Both the horseshoe and spike-and-slab (plus a Bayesian LASSO for uniform shrinkage) are available in the mmm-framework variable selection module. You declare the prior in the channel or variable config, and the sampler handles the rest.

The causal constraint you cannot skip

Here is the part that trips people up, and that the mmm-framework docs call out explicitly: shrinkage priors belong on precision control variables, not on confounders.

This is not a minor caveat. If you put a horseshoe prior on a confounder and the data is noisy, the posterior may shrink that coefficient toward zero — which is functionally the same as removing the variable from the model. A confounder you exclude is a confounder that biases your treatment estimates. The shrinkage that’s helping you with noise is actively hurting your identification.

The distinction you need to make up front:

Confounder: a variable you include because excluding it would bias your media coefficients. Seasonality driving both TV spend and sales is the classic example. This variable must be in the model. Use a weakly-informative Normal prior that reflects your beliefs about the plausible range.
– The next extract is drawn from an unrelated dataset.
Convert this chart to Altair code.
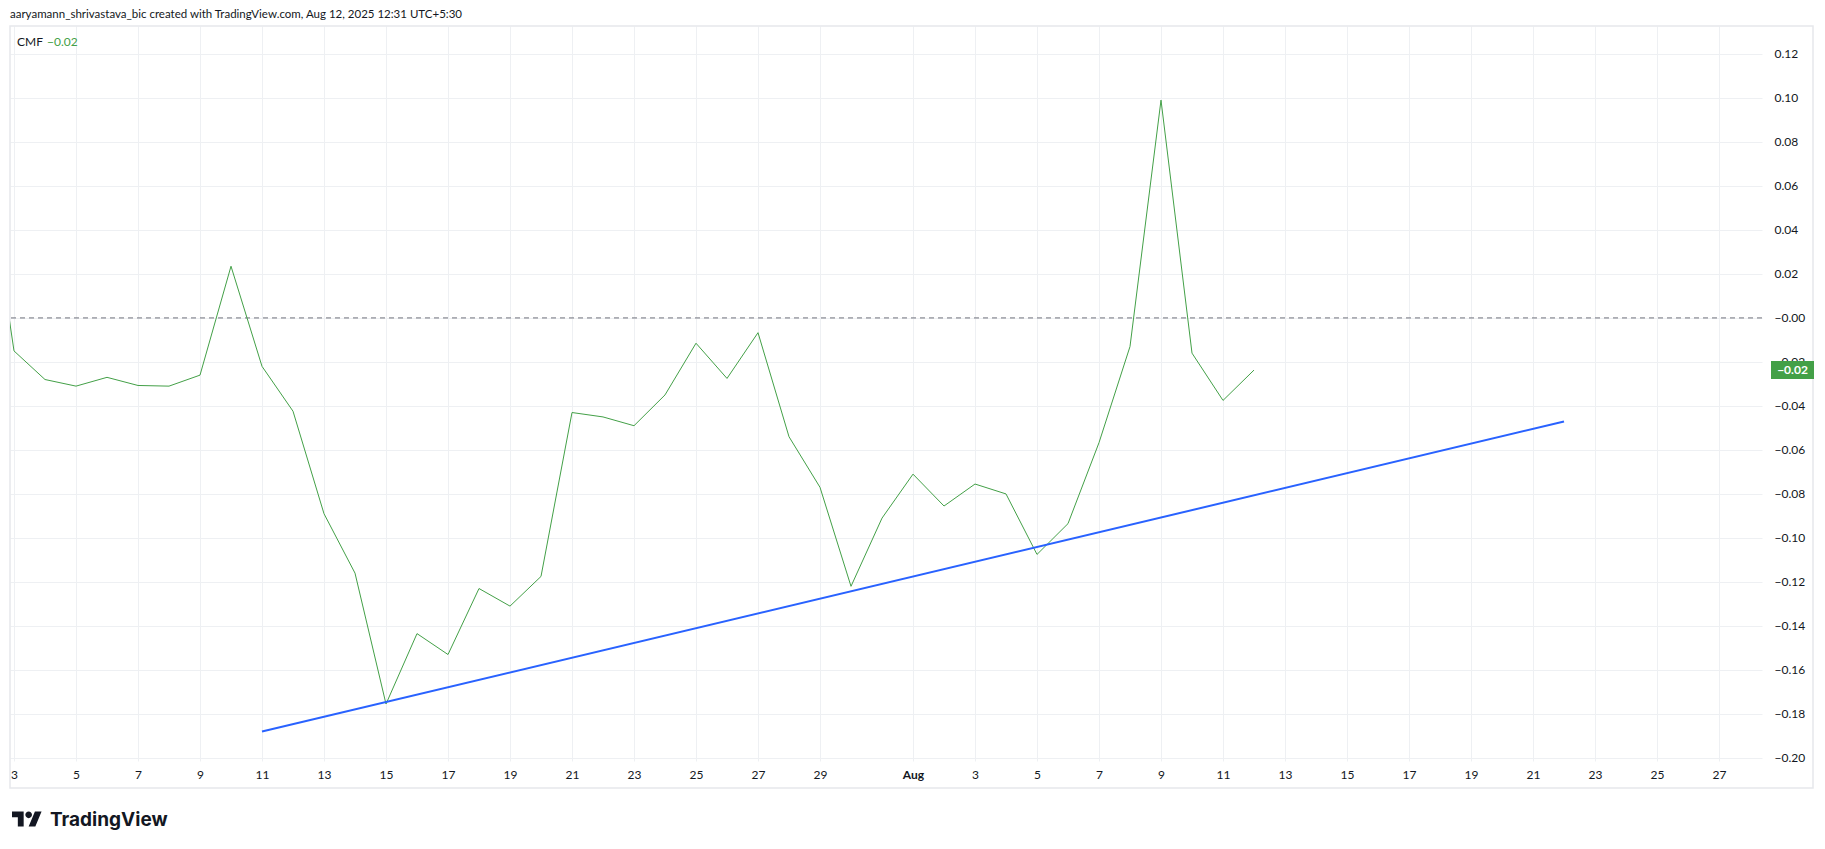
import altair as alt
import pandas as pd
from datetime import datetime, timezone, timedelta

# ---------------- data ----------------
dates = [
    "2025-07-02", "2025-07-03", "2025-07-04", "2025-07-05", "2025-07-06", "2025-07-07",
    "2025-07-08", "2025-07-09", "2025-07-10", "2025-07-11", "2025-07-12", "2025-07-13",
    "2025-07-14", "2025-07-15", "2025-07-16", "2025-07-17", "2025-07-18", "2025-07-19",
    "2025-07-20", "2025-07-21", "2025-07-22", "2025-07-23", "2025-07-24", "2025-07-25",
    "2025-07-26", "2025-07-27", "2025-07-28", "2025-07-29", "2025-07-30", "2025-07-31",
    "2025-08-01", "2025-08-02", "2025-08-03", "2025-08-04", "2025-08-05", "2025-08-06",
    "2025-08-07", "2025-08-08", "2025-08-09", "2025-08-10", "2025-08-11", "2025-08-12",
]
cmf = [
    0.080, -0.015, -0.028, -0.031, -0.027, -0.0307,
    -0.031, -0.026, 0.0235, -0.022, -0.0424, -0.089,
    -0.116, -0.1755, -0.1435, -0.153, -0.123, -0.131,
    -0.1175, -0.043, -0.045, -0.049, -0.035, -0.0115,
    -0.0275, -0.0067, -0.054, -0.077, -0.122, -0.091,
    -0.071, -0.0855, -0.0755, -0.080, -0.1075, -0.0935,
    -0.0567, -0.013, 0.099, -0.016, -0.0375, -0.0237,
]
trend_dates = ["2025-07-11", "2025-08-22"]
trend_values = [-0.188, -0.0471]

y_ticks = [0.12, 0.10, 0.08, 0.06, 0.04, 0.02, 0.0, -0.02, -0.04, -0.06,
           -0.08, -0.10, -0.12, -0.14, -0.16, -0.18, -0.20]
x_tick_dates = [
    "2025-07-03", "2025-07-05", "2025-07-07", "2025-07-09", "2025-07-11", "2025-07-13",
    "2025-07-15", "2025-07-17", "2025-07-19", "2025-07-21", "2025-07-23", "2025-07-25",
    "2025-07-27", "2025-07-29", "2025-08-01", "2025-08-03", "2025-08-05", "2025-08-07",
    "2025-08-09", "2025-08-11", "2025-08-13", "2025-08-15", "2025-08-17", "2025-08-19",
    "2025-08-21", "2025-08-23", "2025-08-25", "2025-08-27",
]
title_text = "aaryamann_shrivastava_bic created with TradingView.com, Aug 12, 2025 12:31 UTC+5:30"
indicator_name = "CMF"
brand_text = "TradingView"

# ---------------- styles ----------------
W, H = 1752, 735
FONT = "Lato"
TXT = "#131722"
GRID = "#eef0f3"
GREEN = "#43a047"
BLUE = "#2962ff"
DASH = "#6f727c"


def to_ms(s):
    d = datetime.strptime(s, "%Y-%m-%d").replace(tzinfo=timezone.utc)
    return int(d.timestamp() * 1000)


day_ms = 86400000
x0 = to_ms("2025-07-03") - (4 / 31) * day_ms
x1 = x0 + (W / 31) * day_ms

df = pd.DataFrame({"date": [to_ms(d) for d in dates], "cmf": cmf})
trend = pd.DataFrame({"date": [to_ms(d) for d in trend_dates], "cmf": trend_values})
zero = pd.DataFrame({"cmf": [0.0]})
last = df.tail(1).reset_index(drop=True)
one = pd.DataFrame({"k": [0]})

X = alt.X(
    "date:T",
    title=None,
    scale=alt.Scale(type="utc", domain=[x0, x1], nice=False),
    axis=alt.Axis(
        values=[to_ms(d) for d in x_tick_dates],
        labelExpr="utcdate(datum.value) == 1 ? 'Aug' : '' + utcdate(datum.value)",
        labelFontWeight={"condition": {"test": "utcdate(datum.value) == 1", "value": "bold"}, "value": "normal"},
        grid=True, gridColor=GRID, gridWidth=1,
        ticks=False, tickSize=0, domain=False,
        labelPadding=13, labelBaseline="middle", labelAlign="center",
        labelFont=FONT, labelFontSize=12, labelColor=TXT,
        labelOverlap=False, labelFlush=False, title=None,
    ),
)
Y = alt.Y(
    "cmf:Q",
    title=None,
    scale=alt.Scale(domain=[-0.2014, 0.1327], nice=False, zero=False),
    axis=alt.Axis(
        orient="right",
        values=y_ticks,
        labelExpr="abs(datum.value) < 1e-9 ? '−0.00' : format(datum.value, '.2f')",
        grid=True, gridColor=GRID, gridWidth=1,
        ticks=False, tickSize=0, domain=False,
        labelPadding=12, labelAlign="left", labelBaseline="middle",
        labelFont=FONT, labelFontSize=12, labelColor=TXT,
        labelOverlap=False, labelFlush=False, title=None,
    ),
)

frame = alt.Chart(one).mark_rect(fillOpacity=0, stroke="#e6e8ec", strokeWidth=1.5).encode(
    x=alt.value(0), x2=alt.value(1803), y=alt.value(0), y2=alt.value(762)
)

zero_line = alt.Chart(zero).mark_rule(color=DASH, strokeWidth=1, strokeDash=[5, 4]).encode(y=Y)

cmf_line = alt.Chart(df).mark_line(color=GREEN, strokeWidth=1, clip=True).encode(x=X, y=Y)

trend_line = alt.Chart(trend).mark_line(color=BLUE, strokeWidth=2, clip=True).encode(x=X, y=Y)

badge = alt.Chart(last).mark_rect(color=GREEN, yOffset=-9, y2Offset=9).encode(
    y=Y, y2=alt.Y2("cmf:Q"), x=alt.value(W + 9), x2=alt.value(W + 52)
)
badge_text = alt.Chart(last).mark_text(
    color="white", font=FONT, fontSize=12, fontWeight="bold", align="center", baseline="middle"
).encode(y=Y, x=alt.value(W + 30.5), text=alt.Text("cmf:Q", format=".2f"))

title = alt.Chart(one).mark_text(
    text=title_text, font=FONT, fontSize=11.5, color=TXT, align="left", baseline="middle"
).encode(x=alt.value(0), y=alt.value(-11))

legend_name = alt.Chart(one).mark_text(
    text=indicator_name, font=FONT, fontSize=12, color=TXT, align="left", baseline="middle"
).encode(x=alt.value(7), y=alt.value(16))
legend_val = alt.Chart(last).mark_text(
    font=FONT, fontSize=12, color=GREEN, align="left", baseline="middle"
).encode(x=alt.value(37), y=alt.value(16), text=alt.Text("cmf:Q", format=".2f"))

logo_path = (
    "M-0.222,0.5H-0.611V-0.111H-1V-0.5H-0.222Z"
    "M0.556,0.5H0.111L0.528,-0.5H0.972Z"
    "M-0.111,-0.278A0.222,0.222,0,1,0,0.333,-0.278A0.222,0.222,0,1,0,-0.111,-0.278Z"
)
logo = alt.Chart(one).mark_point(
    shape=logo_path, filled=True, color=TXT, opacity=1, size=900, strokeWidth=0
).encode(x=alt.value(17), y=alt.value(793))
brand = alt.Chart(one).mark_text(
    text=brand_text, font="Inter", fontSize=19, fontWeight="bold", color=TXT,
    align="left", baseline="alphabetic"
).encode(x=alt.value(40), y=alt.value(800))

chart = alt.layer(
    frame, zero_line, cmf_line, trend_line, badge, badge_text,
    title, legend_name, legend_val, logo, brand,
).properties(
    width=W, height=H,
    padding={"left": 2, "top": 18, "right": 53, "bottom": 75},
    autosize=alt.AutoSizeParams(type="none"),
    background="white",
).configure_view(strokeWidth=0)

chart.save("out.html", embed_options={"renderer": "svg", "actions": False})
Do not allow shrinkage to zero.
Precision control: a variable that explains variance in the outcome but whose exclusion wouldn’t bias the things you care about — maybe an economic index that’s uncorrelated with campaign planning. Here a horseshoe or spike-and-slab prior is appropriate.

This maps back to the point I made in The Table 2 Fallacy: the reason a variable is in your model should determine how you treat it. Variables that are there to close backdoor paths need to stay put. Variables that are there to reduce noise can be regularized. Treating both the same — either by running stepwise selection on everything, or by running horseshoe prior on everything — gets the causal question wrong.

What to write in your pre-spec

Before you look at data, for each candidate variable, answer two questions:

Would excluding this variable bias my channel coefficients? If yes, it’s a confounder. Put it in unconditionally with a sensible informative prior.
Is it a plausible predictor that might reduce noise but isn’t needed for identification? If yes, it’s a precision control. Run a shrinkage prior and let the posterior decide.

That separation belongs in the pre-specification — in the config before you fit, not in a post-hoc “we dropped non-significant variables” footnote. If you can’t write down why each candidate is in the model before you see the results, you’re not doing variable selection. You’re doing outcome-conditional model building with extra steps.

The illusion of significance isn’t primarily a statistical failure. It’s a specification failure: the selection strategy wasn’t written down, wasn’t justified, and couldn’t be reviewed. Fix the process, and the statistics mostly fix themselves.